普段の生活で「食べられないものある?」と聞かれたときには「あなたが食べられないものとは?」とIPPONグランプリのナレーションの声で渦巻管が響く。

よし、どうボケようか。「フライパンとかですかね?」いや、これは余りにも簡単なボケ過ぎる、、どうしよう、、

とか考えて、結局「基本何でも食べますね」なんて回答をしている。その場面を俯瞰で見ると質問に対してちょっとしたラグの後で答えているだけのコミュニケーションが苦手な奴がそこにはいる。こんな風に日常生活で勝手に変な思考回路をしてしまう。もっとお笑いスキルがあれば間髪入れずに面白い回答を出すわけだが、そこまではスキルがないどうしようもない痛い奴なのだ。
もっと深刻なのはここからで、散歩している時に「あの時どう答えたら良かったのかなぁ」なんて1人で反省会をしている。足裏のアスファルトも「やめた方が良いよ~」と言ってくれているのだが、痛い奴の耳には足元の声は聞こえない。

『食べられないものとは?』
「カビの生えた豚肉」、「賞味期限切れのジャム」、いや、インパクト弱いな、、「歯形が付いた食パン」、、これ良いじゃん!みんな理解できるし、センスも少し感じる!「歯形が付いた食パン」!これが正解だったか!
こんな風にどうでもいい思案に暮れていることがある。

大学生でも痛い奴は痛い奴のまんまである、盛り上がってるサークルメンバーを「何となくの笑いで笑うなよ」なんて冷たい気持ちで見てみたり、逆にそこでは一緒になって笑ってみて、僕も面白いと思ってるよ!なんて上から目線で迎合してみたりしていた。そんな風に立ち回りを都度都度考えている自分自身が本当に嫌いだった。そんな癖に自分がウケた時には、その時の話を遺産のように誰よりも覚えて大事に持っている。逆にあえて滑るようなことを言って、滑った時にも「よしよし、僕はこのスタイルで良いんだ」なんて思ったり、よく笑ってくれる人と仲良くしていると自分のお笑いレベルが下がってしまうから、気を付けた方が良いのではないか、とまで思う狂った人間なのである。そんなに悩むのなら思いっきりサークルのお笑いに迎合すれば良いじゃないかと思うだろう?それができないから「痛い奴」なのだ。

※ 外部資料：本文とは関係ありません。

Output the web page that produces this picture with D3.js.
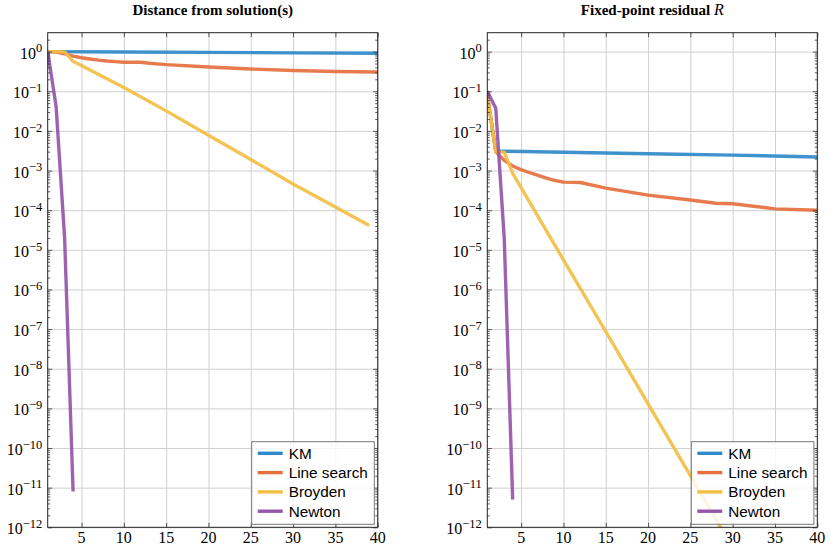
<!DOCTYPE html>
<html>
<head>
<meta charset="utf-8">
<script src="https://cdn.jsdelivr.net/npm/d3@7"></script>
<style>
  body { margin: 0; background: #fff; }
  .grid line { stroke: #d0d0d0; stroke-width: 1; }
  .grid .domain { display: none; }
  .ticks line { stroke: #333; stroke-width: 0.8; }
  .ticks .domain { display: none; }
</style>
</head>
<body>
<div id="chart"></div>
<script>

// ---- data ----
var seriesNames  = ["KM", "Line search", "Broyden", "Newton"];
var seriesColors = ["#3089c9", "#e5703f", "#f2bf45", "#9656a9"];

var xTicks      = [5, 10, 15, 20, 25, 30, 35, 40];
var yExponents  = [0, -1, -2, -3, -4, -5, -6, -7, -8, -9, -10, -11, -12];

// Distance from solution(s): [iteration, value]
var distanceKM         = [[1, 1.0], [10, 0.98], [20, 0.955], [30, 0.93], [40, 0.91]];
var distanceLineSearch = [[1, 1.0], [2, 0.97], [3, 0.88], [4, 0.77], [5, 0.70], [6, 0.65], [7, 0.61],
                          [8, 0.58], [9, 0.56], [10, 0.54], [12, 0.54], [13, 0.51], [15, 0.47],
                          [20, 0.41], [25, 0.365], [30, 0.335], [35, 0.315], [40, 0.305]];
var distanceBroyden    = [[1, 1.0], [2, 1.0], [3, 0.98], [4, 0.57], [10, 0.125], [15, 0.032],
                          [20, 0.0078], [25, 0.0019], [30, 4.6e-4], [35, 1.2e-4], [39, 4.1e-5]];
var distanceNewton     = [[1, 1.0], [2, 0.04], [3, 2e-5], [4, 8e-12]];

// Fixed-point residual R: [iteration, value]
var residualKM         = [[1, 0.08], [2, 3.1e-3], [10, 2.9e-3], [20, 2.65e-3], [30, 2.45e-3], [40, 2.2e-3]];
var residualLineSearch = [[1, 0.08], [2, 3.0e-3], [3, 1.8e-3], [4, 1.3e-3], [5, 1.05e-3], [6, 8.8e-4],
                          [7, 7.5e-4], [8, 6.4e-4], [9, 5.6e-4], [10, 5.1e-4], [12, 5.0e-4], [15, 3.6e-4],
                          [20, 2.4e-4], [25, 1.8e-4], [28, 1.5e-4], [30, 1.45e-4], [35, 1.08e-4], [40, 1.0e-4]];
var residualBroyden    = [[1, 0.08], [2, 3.0e-3], [3, 2.9e-3], [4, 8.5e-4], [10, 5.6e-6], [15, 8.7e-8],
                          [20, 1.3e-9], [25, 2.0e-11], [30, 3.0e-13]];
var residualNewton     = [[1, 0.1], [2, 0.037], [3, 2e-5], [4, 5e-12]];

var serifFont = "'Liberation Serif', 'Times New Roman', serif";
var sansFont  = "'Liberation Sans', Arial, sans-serif";

var svg = d3.select("#chart").append("svg")
  .attr("width", 830)
  .attr("height", 548);

/*
 * ConvergencePlot - one log-scale panel
 */
ConvergencePlot = function(_svg, _left, _id, _title, _series){
  this.svg    = _svg;
  this.left   = _left;
  this.id     = _id;
  this.title  = _title;
  this.series = _series;

  this.initVis();
}

ConvergencePlot.prototype.initVis = function(){
  var vis = this;

  vis.top = 32.7;
  vis.width = 330;
  vis.height = 494.6;

  vis.g = vis.svg.append("g")
    .attr("transform", "translate(" + vis.left + "," + vis.top + ")");

  // Scales
  vis.x = d3.scaleLinear().domain([1, 40]).range([0, vis.width]);
  vis.y = d3.scaleLog().domain([1e-12, 3]).range([vis.height, 0]);

  var majors = yExponents.map(function(e){ return Math.pow(10, e); });
  var minors = [];
  yExponents.forEach(function(e){
    for (var m = 2; m <= 9; m++) {
      var v = m * Math.pow(10, e);
      if (v < 3) minors.push(v);
    }
  });

  // Grid
  vis.g.append("g")
    .attr("class", "grid")
    .attr("transform", "translate(0," + vis.height + ")")
    .call(d3.axisBottom(vis.x).tickValues(xTicks).tickSize(-vis.height).tickFormat(""));

  vis.g.append("g")
    .attr("class", "grid")
    .call(d3.axisLeft(vis.y).tickValues(majors).tickSize(-vis.width).tickFormat(""));

  // Lines
  vis.g.append("clipPath")
    .attr("id", "clip-" + vis.id)
    .append("rect")
    .attr("width", vis.width)
    .attr("height", vis.height);

  vis.line = d3.line()
    .x(function(d){ return vis.x(d[0]); })
    .y(function(d){ return vis.y(d[1]); });

  vis.g.append("g")
    .attr("clip-path", "url(#clip-" + vis.id + ")")
    .selectAll("path")
    .data(vis.series)
    .enter().append("path")
    .attr("d", function(d){ return vis.line(d); })
    .attr("fill", "none")
    .attr("stroke", function(d, i){ return seriesColors[i]; })
    .attr("stroke-width", 3.4)
    .attr("stroke-opacity", 0.92)
    .attr("stroke-linejoin", "round");

  // Ticks (inside, mirrored)
  vis.g.append("g").attr("class", "ticks")
    .attr("transform", "translate(0," + vis.height + ")")
    .call(d3.axisBottom(vis.x).tickValues(xTicks).tickSize(-4.5).tickFormat(""));
  vis.g.append("g").attr("class", "ticks")
    .call(d3.axisTop(vis.x).tickValues(xTicks).tickSize(-4.5).tickFormat(""));
  vis.g.append("g").attr("class", "ticks")
    .call(d3.axisLeft(vis.y).tickValues(majors).tickSize(-4.5).tickFormat(""));
  vis.g.append("g").attr("class", "ticks")
    .attr("transform", "translate(" + vis.width + ",0)")
    .call(d3.axisRight(vis.y).tickValues(majors).tickSize(-4.5).tickFormat(""));
  vis.g.append("g").attr("class", "ticks")
    .call(d3.axisLeft(vis.y).tickValues(minors).tickSize(-2.5).tickFormat(""));
  vis.g.append("g").attr("class", "ticks")
    .attr("transform", "translate(" + vis.width + ",0)")
    .call(d3.axisRight(vis.y).tickValues(minors).tickSize(-2.5).tickFormat(""));

  // Frame
  vis.g.append("rect")
    .attr("width", vis.width)
    .attr("height", vis.height)
    .attr("fill", "none")
    .attr("stroke", "#222")
    .attr("stroke-width", 1);

  // Tick labels
  vis.g.selectAll(".xlabel")
    .data(xTicks)
    .enter().append("text")
    .attr("x", function(d){ return vis.x(d); })
    .attr("y", vis.height + 15.5)
    .attr("text-anchor", "middle")
    .style("font-family", serifFont)
    .style("font-size", "16px")
    .text(function(d){ return d; });

  var ylab = vis.g.selectAll(".ylabel")
    .data(yExponents)
    .enter().append("text")
    .attr("x", -5.5)
    .attr("y", function(d){ return vis.y(Math.pow(10, d)) + 7; })
    .attr("text-anchor", "end")
    .style("font-family", serifFont)
    .style("font-size", "16px");
  ylab.append("tspan").text("10");
  ylab.append("tspan")
    .attr("dy", "-0.5em")
    .style("font-size", "12.5px")
    .text(function(d){ return d < 0 ? "\u2212" + (-d) : d; });

  // Title
  var t = vis.g.append("text")
    .attr("x", vis.width / 2)
    .attr("y", -18)
    .attr("text-anchor", "middle")
    .style("font-family", serifFont)
    .style("font-weight", "bold")
    .style("font-size", "15px");
  t.append("tspan").text(vis.title[0]);
  if (vis.title[1]) {
    t.append("tspan").text(" ");
    t.append("tspan")
      .style("font-style", "italic")
      .style("font-weight", "normal")
      .style("font-size", "16px")
      .text(vis.title[1]);
  }

  // Legend
  var lw = 122.6, lh = 82.6;
  var legend = vis.g.append("g")
    .attr("transform", "translate(" + (vis.width - 3.4 - lw) + "," + (vis.height - 3 - lh) + ")");

  legend.append("rect")
    .attr("width", lw)
    .attr("height", lh)
    .attr("fill", "#fff")
    .attr("fill-opacity", 0.82)
    .attr("stroke", "#777")
    .attr("stroke-width", 1);

  var entry = legend.selectAll(".entry")
    .data(seriesNames)
    .enter().append("g")
    .attr("transform", function(d, i){ return "translate(0," + (11.6 + i * 19.3) + ")"; });

  entry.append("line")
    .attr("x1", 6).attr("x2", 31)
    .attr("stroke", function(d, i){ return seriesColors[i]; })
    .attr("stroke-width", 3.4);

  entry.append("text")
    .attr("x", 37)
    .attr("y", 5.5)
    .style("font-family", sansFont)
    .style("font-size", "15.3px")
    .text(function(d){ return d; });
}

new ConvergencePlot(svg, 47.7, "dist", ["Distance from solution(s)"],
  [distanceKM, distanceLineSearch, distanceBroyden, distanceNewton]);
new ConvergencePlot(svg, 487.3, "res", ["Fixed-point residual", "R"],
  [residualKM, residualLineSearch, residualBroyden, residualNewton]);

</script>
</body>
</html>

もう手遅れだろう!?みんな、そうは思わないか!?こんな奴が救われるには実際にお笑いの道に進んでコテンパンに殴られることしかないと思っている。でもその道も今は諸事情で通行止めになっている。もうどうしようもないんだ。今日も1人頭を抱えておしゃべりなアスファルトを足裏で味わっている。